My Lords, I do not want to keep you at this late hour, but there are one or two words I must say. I need hardly say that I am not in the slightest degree convinced by what the noble Lord has said. He started off with the absolutely astonishing statement that the nation's income had doubled since 1910. But he did not give any particulars, and I was quite unable to follow whether he meant that it had doubled in goods, in services, or in money value, or what he meant at all. He simply did not say anything, except to make that astounding statement with which he started, and which I cannot for a moment accept.

Then he talked about 1910, and said that the expenditure was not then adjusted to the new policy. That is exactly what I want to know about. How can the new policy continue to exist? I gave him what I consider most adequate reasons for supposing that money which used to be saved is now spent at once. He simply did not consider the question at all. He never said a word about it. That does not bring us anywhere. As for tackling this question of how the equivalent of £400,000,o0o a year which used to be saved is now spent in Social Services—it is all in the White Paper, absolutely cut and dried—he simply did not say a word about it. He made one remark about rich people spending money. What I suggest is that the rich people go on maintaining their standard of living as before and neglect saving. Of course they do.
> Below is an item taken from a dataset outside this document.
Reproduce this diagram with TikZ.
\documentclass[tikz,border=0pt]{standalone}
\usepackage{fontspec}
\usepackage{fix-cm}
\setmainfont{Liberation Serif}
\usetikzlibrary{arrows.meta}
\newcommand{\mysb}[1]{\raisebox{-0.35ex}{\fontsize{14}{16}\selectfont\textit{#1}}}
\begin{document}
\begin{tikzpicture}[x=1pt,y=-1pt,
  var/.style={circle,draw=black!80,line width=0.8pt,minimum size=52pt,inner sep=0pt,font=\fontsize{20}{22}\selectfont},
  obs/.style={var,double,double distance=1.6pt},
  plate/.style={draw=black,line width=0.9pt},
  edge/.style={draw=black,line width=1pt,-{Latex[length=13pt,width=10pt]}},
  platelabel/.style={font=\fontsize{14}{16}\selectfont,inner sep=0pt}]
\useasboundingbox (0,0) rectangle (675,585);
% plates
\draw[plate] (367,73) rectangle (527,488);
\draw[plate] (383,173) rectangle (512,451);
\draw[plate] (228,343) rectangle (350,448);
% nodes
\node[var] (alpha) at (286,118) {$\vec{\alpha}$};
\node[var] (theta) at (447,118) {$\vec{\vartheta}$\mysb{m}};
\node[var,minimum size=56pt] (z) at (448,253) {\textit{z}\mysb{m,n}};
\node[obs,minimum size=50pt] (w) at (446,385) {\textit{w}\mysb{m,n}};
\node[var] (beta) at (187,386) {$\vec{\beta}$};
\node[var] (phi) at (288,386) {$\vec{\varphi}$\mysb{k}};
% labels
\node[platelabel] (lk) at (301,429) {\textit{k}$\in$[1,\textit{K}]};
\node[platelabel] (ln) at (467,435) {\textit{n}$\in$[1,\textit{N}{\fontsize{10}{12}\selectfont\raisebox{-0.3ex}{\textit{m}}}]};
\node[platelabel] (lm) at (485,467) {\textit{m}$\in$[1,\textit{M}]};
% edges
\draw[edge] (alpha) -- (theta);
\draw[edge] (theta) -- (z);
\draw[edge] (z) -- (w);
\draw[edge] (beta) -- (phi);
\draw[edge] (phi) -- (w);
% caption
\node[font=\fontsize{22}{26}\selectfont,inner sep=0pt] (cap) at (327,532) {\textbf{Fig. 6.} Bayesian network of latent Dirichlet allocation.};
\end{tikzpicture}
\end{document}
They are not going to save for the tax collector to get money in the future. They are spending the same, and of course they hope to be able to go on as long as the Government will allow them to do so, though they are certainly not very hopeful about it. I do not think I need detain your Lordships any longer, but I must say that if the Government have nothing more than the sort of nebulous statement that my noble friend has given us to-night, they must be in a very bad way indeed. I beg leave to withdraw my Motion.

Motion for Papers, by leave, withdrawn.

The LORD CHANCELLOR acquainted the House, That the Clerk of the Parliaments had laid upon the Table the Certificate from the Examiners that the further Standing Orders applicable to the following Bill have been complied with.

West Thurrock Estate. [H.L.]

The same was ordered to lie on the Table.